Qwen 2.5 demonstrates that the architecture wars are largely over. Two labs can build nearly identical architectures and get very different results based on training data. The frontier of LLM quality has shifted from architecture innovation to data engineering — curation, filtering, synthetic generation, and domain balance.
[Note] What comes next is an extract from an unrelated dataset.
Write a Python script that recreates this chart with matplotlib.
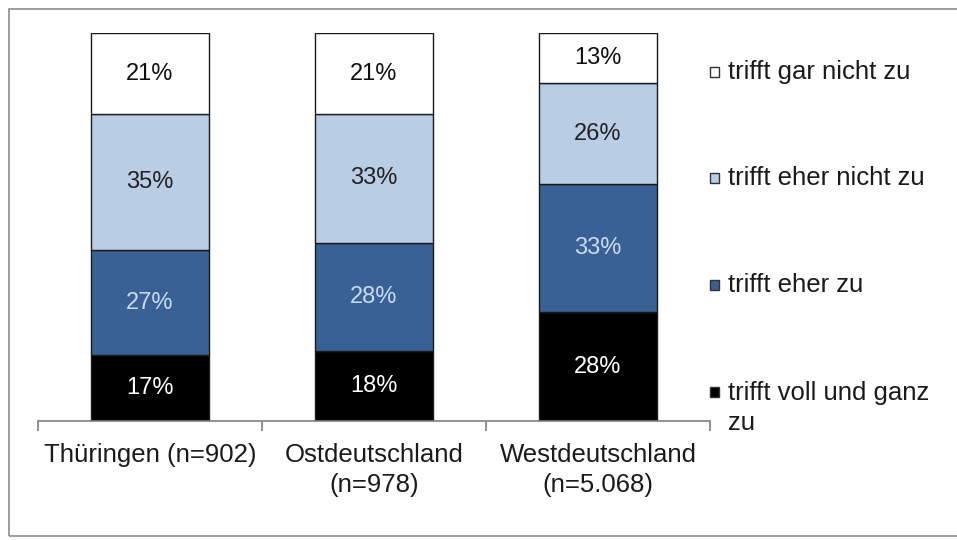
import matplotlib.pyplot as plt
from matplotlib.patches import Rectangle

plt.rcParams['font.family'] = ['Liberation Sans', 'DejaVu Sans']

# data
categories = ['Thüringen (n=902)', 'Ostdeutschland\n(n=978)', 'Westdeutschland\n(n=5.068)']
series_names = ['trifft voll und ganz\nzu', 'trifft eher zu', 'trifft eher nicht zu', 'trifft gar nicht zu']
voll = [17, 18, 28]
eher_zu = [27, 28, 33]
eher_nicht = [35, 33, 26]
gar_nicht = [21, 21, 13]

series = [voll, eher_zu, eher_nicht, gar_nicht]
colors = ['#000000', '#3A6196', '#B9CDE5', '#FFFFFF']
text_colors = ['#FFFFFF', '#C9DBF0', '#222222', '#111111']

fig = plt.figure(figsize=(9.57, 5.4), dpi=100)
W, H = 957, 540

# outer frame
fig.patches.append(Rectangle((9 / W, 4 / H), 960 / W, (531 - 4) / H, transform=fig.transFigure,
                             fill=False, edgecolor='#8c8c8c', linewidth=1.2))

ax = fig.add_axes([38 / W, (H - 421) / H, (710 - 38) / W, (421 - 33) / H])

x = range(len(categories))
bottom = [0, 0, 0]
for vals, col, tcol in zip(series, colors, text_colors):
    bars = ax.bar(x, vals, width=0.53, bottom=bottom, color=col, edgecolor='#1a1a1a', linewidth=1.0)
    for b, v, btm in zip(bars, vals, bottom):
        ax.text(b.get_x() + b.get_width() / 2, btm + v / 2, f'{v}%', ha='center', va='center',
                fontsize=17, color=tcol)
    bottom = [b0 + v for b0, v in zip(bottom, vals)]

ax.set_xlim(-0.5, 2.5)
ax.set_ylim(0, 100)
ax.set_yticks([])
for s in ['top', 'right', 'left']:
    ax.spines[s].set_visible(False)
ax.spines['bottom'].set_color('#7f7f7f')
ax.spines['bottom'].set_linewidth(1.2)

# category ticks between groups
ax.set_xticks([-0.5, 0.5, 1.5, 2.5], minor=True)
ax.tick_params(axis='x', which='minor', length=7, color='#7f7f7f', width=1.2)
ax.set_xticks(list(x))
ax.set_xticklabels(categories, fontsize=18.5, color='#1a1a1a', linespacing=1.28)
ax.tick_params(axis='x', which='major', length=0, pad=16)

# legend (top entry is last series)
leg_y = [72, 178, 285, 392]
for name, col, ly in zip(series_names[::-1], colors[::-1], leg_y):
    fig.patches.append(Rectangle((710 / W, (H - ly - 5) / H), 9 / W, 10 / H, transform=fig.transFigure,
                                 facecolor=col, edgecolor='#333333', linewidth=1))
    if '\n' in name:
        fig.text(728 / W, (H - ly + 11) / H, name, fontsize=18.5, color='#1a1a1a', va='top',
                 linespacing=1.3)
    else:
        fig.text(728 / W, (H - ly) / H, name, fontsize=18.5, color='#1a1a1a', va='center')

fig.savefig('out.png', dpi=100)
Qwen 2.5’s strength in code and math comes from better data in those domains, not from any architectural innovation.

Summary

Qwen 2.5 is a strong open-weight LLM family that demonstrates data-driven quality:

  • Architecture: Standard modern LLM architecture, nearly identical to Llama 3. GQA-8, SwiGLU, RoPE, pre-norm.
  • Vocabulary: 152K tokens with strong CJK optimization, contributing to 13% better Chinese tokenization.
  • Training: 18T+ tokens with emphasis on Chinese, code, and math data including synthetic augmentation.
  • Performance: Matches Llama 3 on English, dramatically exceeds it on Chinese (+30 points on C-Eval), and outperforms on math (+15 points on MATH-500).
  • Serving: Dense architecture at 72B is straightforward to deploy (2 A100 80GB for FP16).
  • Release strategy: Comprehensive model family from 0.5B to 72B with specialized code and math variants.

For Chinese-language applications, Qwen 2.5 is the clear best choice among open-weight models. For English, it trades blows with Llama 3. For math and code, it punches well above its weight class.